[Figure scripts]

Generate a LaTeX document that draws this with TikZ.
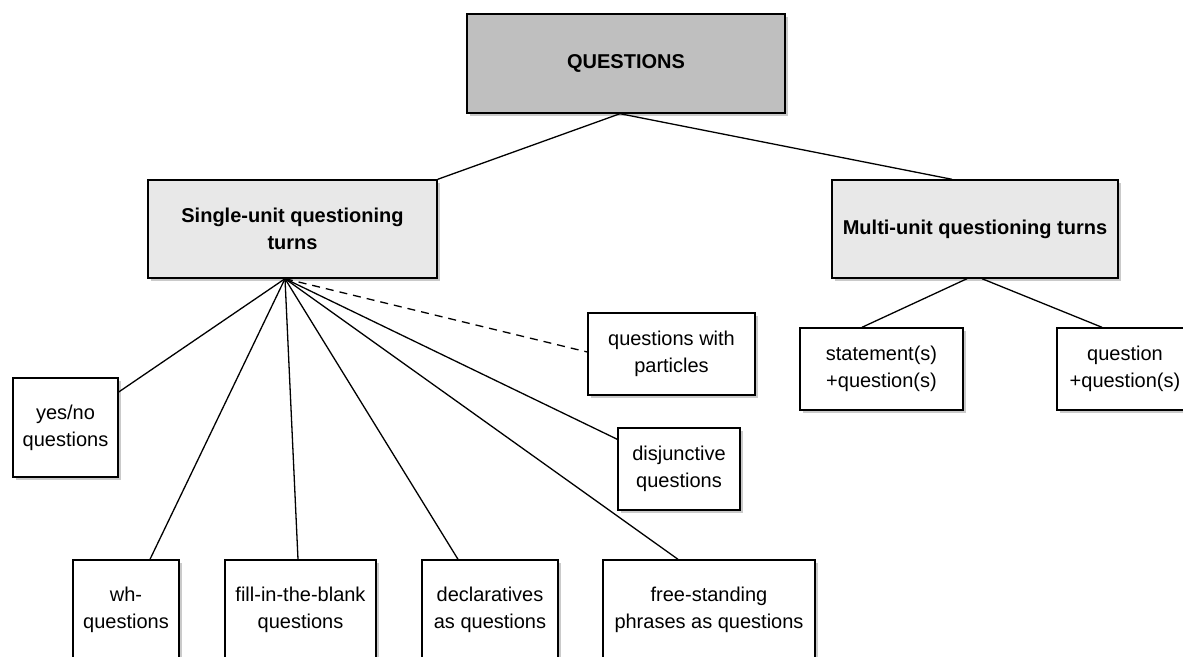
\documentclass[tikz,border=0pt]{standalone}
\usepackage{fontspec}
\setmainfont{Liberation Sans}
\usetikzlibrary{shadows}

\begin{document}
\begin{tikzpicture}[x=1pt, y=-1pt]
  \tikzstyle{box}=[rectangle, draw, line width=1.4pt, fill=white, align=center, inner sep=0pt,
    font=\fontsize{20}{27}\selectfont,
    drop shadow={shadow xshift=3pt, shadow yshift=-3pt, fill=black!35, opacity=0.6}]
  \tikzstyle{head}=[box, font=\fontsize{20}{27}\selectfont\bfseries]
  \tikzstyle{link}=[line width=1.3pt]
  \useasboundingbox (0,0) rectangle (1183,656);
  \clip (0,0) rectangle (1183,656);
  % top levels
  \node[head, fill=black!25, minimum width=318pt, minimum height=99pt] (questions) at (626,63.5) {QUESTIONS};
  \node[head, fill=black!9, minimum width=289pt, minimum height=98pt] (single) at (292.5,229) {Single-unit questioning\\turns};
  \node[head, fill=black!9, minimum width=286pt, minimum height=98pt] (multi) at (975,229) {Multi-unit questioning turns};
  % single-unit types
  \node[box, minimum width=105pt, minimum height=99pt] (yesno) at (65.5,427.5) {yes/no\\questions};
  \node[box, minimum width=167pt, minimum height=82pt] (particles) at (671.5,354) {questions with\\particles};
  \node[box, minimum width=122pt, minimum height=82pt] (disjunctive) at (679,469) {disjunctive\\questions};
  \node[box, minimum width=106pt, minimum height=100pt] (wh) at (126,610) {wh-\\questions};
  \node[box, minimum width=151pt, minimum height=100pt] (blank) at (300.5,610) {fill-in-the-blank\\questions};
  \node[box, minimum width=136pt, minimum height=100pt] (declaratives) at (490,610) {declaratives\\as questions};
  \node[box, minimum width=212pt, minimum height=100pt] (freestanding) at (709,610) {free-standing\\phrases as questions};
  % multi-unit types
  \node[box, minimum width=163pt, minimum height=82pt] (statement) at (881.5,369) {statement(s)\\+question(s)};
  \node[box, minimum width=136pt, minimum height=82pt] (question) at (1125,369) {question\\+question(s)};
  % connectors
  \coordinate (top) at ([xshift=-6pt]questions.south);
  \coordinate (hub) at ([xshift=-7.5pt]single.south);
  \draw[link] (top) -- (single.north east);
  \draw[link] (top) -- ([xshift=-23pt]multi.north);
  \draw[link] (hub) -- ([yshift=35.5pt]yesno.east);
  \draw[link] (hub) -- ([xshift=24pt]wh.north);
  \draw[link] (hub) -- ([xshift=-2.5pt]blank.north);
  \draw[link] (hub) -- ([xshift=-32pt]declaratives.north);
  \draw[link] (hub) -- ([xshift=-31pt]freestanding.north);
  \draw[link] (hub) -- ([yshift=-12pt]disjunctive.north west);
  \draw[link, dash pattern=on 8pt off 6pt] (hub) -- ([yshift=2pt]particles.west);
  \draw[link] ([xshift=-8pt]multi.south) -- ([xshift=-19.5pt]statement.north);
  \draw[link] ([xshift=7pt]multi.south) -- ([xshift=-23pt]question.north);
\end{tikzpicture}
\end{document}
* * *
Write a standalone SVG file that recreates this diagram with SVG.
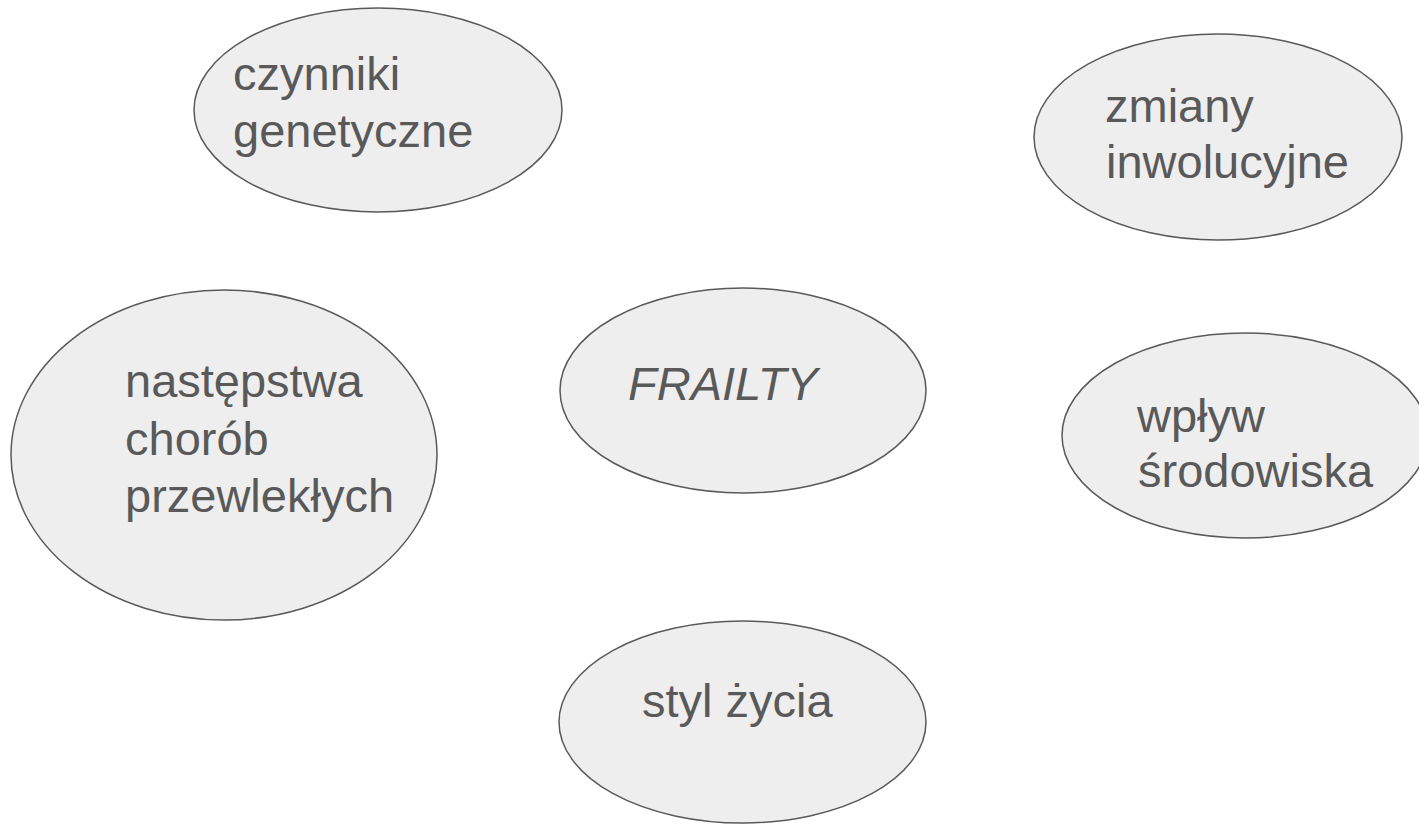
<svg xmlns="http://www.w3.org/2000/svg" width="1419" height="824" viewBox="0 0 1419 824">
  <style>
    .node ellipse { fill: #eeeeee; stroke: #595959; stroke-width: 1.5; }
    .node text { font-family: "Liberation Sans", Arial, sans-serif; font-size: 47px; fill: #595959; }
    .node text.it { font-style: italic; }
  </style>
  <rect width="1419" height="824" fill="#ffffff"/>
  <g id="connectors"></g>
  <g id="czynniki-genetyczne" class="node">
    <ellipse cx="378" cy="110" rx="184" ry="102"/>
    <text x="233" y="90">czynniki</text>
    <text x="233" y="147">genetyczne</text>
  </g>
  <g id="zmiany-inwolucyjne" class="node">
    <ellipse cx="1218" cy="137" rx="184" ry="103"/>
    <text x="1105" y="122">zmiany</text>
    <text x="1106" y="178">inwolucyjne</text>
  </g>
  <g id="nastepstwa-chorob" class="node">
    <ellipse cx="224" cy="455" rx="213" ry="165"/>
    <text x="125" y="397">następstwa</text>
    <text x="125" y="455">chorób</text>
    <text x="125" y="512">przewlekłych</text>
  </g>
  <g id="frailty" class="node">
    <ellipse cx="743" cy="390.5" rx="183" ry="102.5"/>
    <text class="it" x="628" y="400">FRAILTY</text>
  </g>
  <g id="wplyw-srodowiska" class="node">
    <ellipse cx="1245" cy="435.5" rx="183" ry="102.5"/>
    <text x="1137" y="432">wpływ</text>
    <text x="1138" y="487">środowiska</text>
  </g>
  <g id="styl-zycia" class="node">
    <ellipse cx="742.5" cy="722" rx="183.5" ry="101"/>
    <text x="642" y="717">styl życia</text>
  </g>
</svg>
--
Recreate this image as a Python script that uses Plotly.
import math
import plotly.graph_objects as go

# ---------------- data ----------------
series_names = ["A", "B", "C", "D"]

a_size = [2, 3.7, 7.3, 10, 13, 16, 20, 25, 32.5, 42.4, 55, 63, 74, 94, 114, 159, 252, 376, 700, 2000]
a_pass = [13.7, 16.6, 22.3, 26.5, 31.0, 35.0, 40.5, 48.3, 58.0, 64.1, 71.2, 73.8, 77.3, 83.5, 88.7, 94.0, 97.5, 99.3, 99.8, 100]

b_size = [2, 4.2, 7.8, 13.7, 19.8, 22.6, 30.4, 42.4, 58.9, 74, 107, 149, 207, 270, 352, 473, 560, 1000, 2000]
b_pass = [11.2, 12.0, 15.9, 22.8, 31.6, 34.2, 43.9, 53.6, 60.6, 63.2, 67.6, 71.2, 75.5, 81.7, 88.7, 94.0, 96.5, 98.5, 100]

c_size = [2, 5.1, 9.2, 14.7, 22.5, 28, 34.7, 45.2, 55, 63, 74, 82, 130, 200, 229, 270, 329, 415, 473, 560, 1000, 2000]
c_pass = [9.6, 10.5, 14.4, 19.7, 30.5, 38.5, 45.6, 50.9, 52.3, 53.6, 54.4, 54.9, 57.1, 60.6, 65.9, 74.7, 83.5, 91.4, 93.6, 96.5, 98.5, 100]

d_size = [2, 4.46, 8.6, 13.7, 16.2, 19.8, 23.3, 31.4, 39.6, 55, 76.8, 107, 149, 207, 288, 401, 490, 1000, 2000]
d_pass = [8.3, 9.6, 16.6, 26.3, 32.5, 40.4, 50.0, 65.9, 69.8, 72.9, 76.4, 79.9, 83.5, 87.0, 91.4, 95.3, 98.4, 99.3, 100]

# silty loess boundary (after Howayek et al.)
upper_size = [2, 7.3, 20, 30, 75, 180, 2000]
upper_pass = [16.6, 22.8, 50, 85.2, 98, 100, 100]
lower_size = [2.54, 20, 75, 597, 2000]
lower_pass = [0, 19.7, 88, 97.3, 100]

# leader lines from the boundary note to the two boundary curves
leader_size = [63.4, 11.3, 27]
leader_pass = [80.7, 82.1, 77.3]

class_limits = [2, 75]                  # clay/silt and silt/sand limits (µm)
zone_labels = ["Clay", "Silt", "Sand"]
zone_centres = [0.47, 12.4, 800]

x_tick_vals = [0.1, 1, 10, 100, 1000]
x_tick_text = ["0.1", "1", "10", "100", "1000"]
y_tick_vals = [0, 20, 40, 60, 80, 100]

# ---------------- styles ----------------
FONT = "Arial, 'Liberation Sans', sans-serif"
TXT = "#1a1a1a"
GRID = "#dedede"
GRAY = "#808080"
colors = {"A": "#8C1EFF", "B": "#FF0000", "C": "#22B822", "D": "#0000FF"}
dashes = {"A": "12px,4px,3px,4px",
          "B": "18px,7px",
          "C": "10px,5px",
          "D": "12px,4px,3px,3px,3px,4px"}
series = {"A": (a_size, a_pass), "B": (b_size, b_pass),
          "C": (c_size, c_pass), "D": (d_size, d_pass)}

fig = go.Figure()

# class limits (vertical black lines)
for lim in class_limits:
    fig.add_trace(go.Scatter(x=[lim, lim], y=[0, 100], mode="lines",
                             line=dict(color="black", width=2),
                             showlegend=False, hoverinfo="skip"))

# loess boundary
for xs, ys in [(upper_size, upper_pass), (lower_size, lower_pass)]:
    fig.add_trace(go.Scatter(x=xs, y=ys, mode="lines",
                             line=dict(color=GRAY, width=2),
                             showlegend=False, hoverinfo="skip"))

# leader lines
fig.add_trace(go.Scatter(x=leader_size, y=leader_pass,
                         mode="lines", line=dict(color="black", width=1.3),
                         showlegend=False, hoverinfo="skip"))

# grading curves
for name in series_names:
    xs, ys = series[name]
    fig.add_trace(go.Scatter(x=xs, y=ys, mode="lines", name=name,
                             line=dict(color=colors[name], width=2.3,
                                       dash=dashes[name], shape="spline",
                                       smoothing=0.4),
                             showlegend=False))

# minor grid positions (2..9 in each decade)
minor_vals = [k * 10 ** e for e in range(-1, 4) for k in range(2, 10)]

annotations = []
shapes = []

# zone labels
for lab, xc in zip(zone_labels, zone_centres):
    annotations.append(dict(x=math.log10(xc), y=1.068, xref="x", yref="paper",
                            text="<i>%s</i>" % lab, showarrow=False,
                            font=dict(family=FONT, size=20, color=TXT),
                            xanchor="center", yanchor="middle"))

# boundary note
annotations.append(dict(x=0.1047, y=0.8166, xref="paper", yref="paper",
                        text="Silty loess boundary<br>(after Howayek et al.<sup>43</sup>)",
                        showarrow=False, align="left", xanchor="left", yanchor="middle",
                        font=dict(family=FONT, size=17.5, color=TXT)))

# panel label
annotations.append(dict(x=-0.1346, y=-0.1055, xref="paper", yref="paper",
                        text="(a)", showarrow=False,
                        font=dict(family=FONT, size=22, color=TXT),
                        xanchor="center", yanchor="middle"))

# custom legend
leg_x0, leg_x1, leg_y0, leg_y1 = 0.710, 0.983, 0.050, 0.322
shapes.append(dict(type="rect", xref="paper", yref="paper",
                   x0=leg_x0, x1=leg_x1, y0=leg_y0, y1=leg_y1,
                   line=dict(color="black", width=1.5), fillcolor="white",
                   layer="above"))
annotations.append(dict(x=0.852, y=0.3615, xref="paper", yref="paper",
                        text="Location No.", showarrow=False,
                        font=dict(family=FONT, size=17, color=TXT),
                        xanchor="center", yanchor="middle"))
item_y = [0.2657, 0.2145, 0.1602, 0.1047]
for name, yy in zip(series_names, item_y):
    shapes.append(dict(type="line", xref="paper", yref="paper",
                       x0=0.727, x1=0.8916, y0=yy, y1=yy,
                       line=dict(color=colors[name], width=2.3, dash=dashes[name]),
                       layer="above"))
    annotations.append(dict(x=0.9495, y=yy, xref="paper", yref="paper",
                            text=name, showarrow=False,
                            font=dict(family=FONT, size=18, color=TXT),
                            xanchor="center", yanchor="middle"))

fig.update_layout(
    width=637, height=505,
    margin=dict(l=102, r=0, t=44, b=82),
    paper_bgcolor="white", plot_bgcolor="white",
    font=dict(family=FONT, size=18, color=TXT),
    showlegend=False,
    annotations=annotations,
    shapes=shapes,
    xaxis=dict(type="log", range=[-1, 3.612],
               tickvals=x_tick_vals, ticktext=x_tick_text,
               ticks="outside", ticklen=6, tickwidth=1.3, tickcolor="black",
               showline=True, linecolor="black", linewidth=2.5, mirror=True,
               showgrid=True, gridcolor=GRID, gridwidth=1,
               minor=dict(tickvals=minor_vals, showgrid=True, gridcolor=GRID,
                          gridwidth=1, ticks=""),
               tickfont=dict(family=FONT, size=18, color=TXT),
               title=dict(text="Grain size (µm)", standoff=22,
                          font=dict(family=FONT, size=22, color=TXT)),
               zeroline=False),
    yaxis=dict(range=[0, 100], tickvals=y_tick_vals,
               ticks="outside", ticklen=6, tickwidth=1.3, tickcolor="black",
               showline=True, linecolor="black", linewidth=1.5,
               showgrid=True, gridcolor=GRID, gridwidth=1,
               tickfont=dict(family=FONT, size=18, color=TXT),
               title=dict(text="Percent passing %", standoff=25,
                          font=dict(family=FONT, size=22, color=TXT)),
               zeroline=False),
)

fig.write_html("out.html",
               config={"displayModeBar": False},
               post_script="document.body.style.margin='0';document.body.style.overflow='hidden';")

- [What this task involves]:
Nothing outside the span should appear: copy exactly from the line with "Recreate this image" through the line with "99.3, 99.8, 100]".

- [Response to the exercise]:
Recreate this image as a Python script that uses Plotly.
import math
import plotly.graph_objects as go

# ---------------- data ----------------
series_names = ["A", "B", "C", "D"]

a_size = [2, 3.7, 7.3, 10, 13, 16, 20, 25, 32.5, 42.4, 55, 63, 74, 94, 114, 159, 252, 376, 700, 2000]
a_pass = [13.7, 16.6, 22.3, 26.5, 31.0, 35.0, 40.5, 48.3, 58.0, 64.1, 71.2, 73.8, 77.3, 83.5, 88.7, 94.0, 97.5, 99.3, 99.8, 100]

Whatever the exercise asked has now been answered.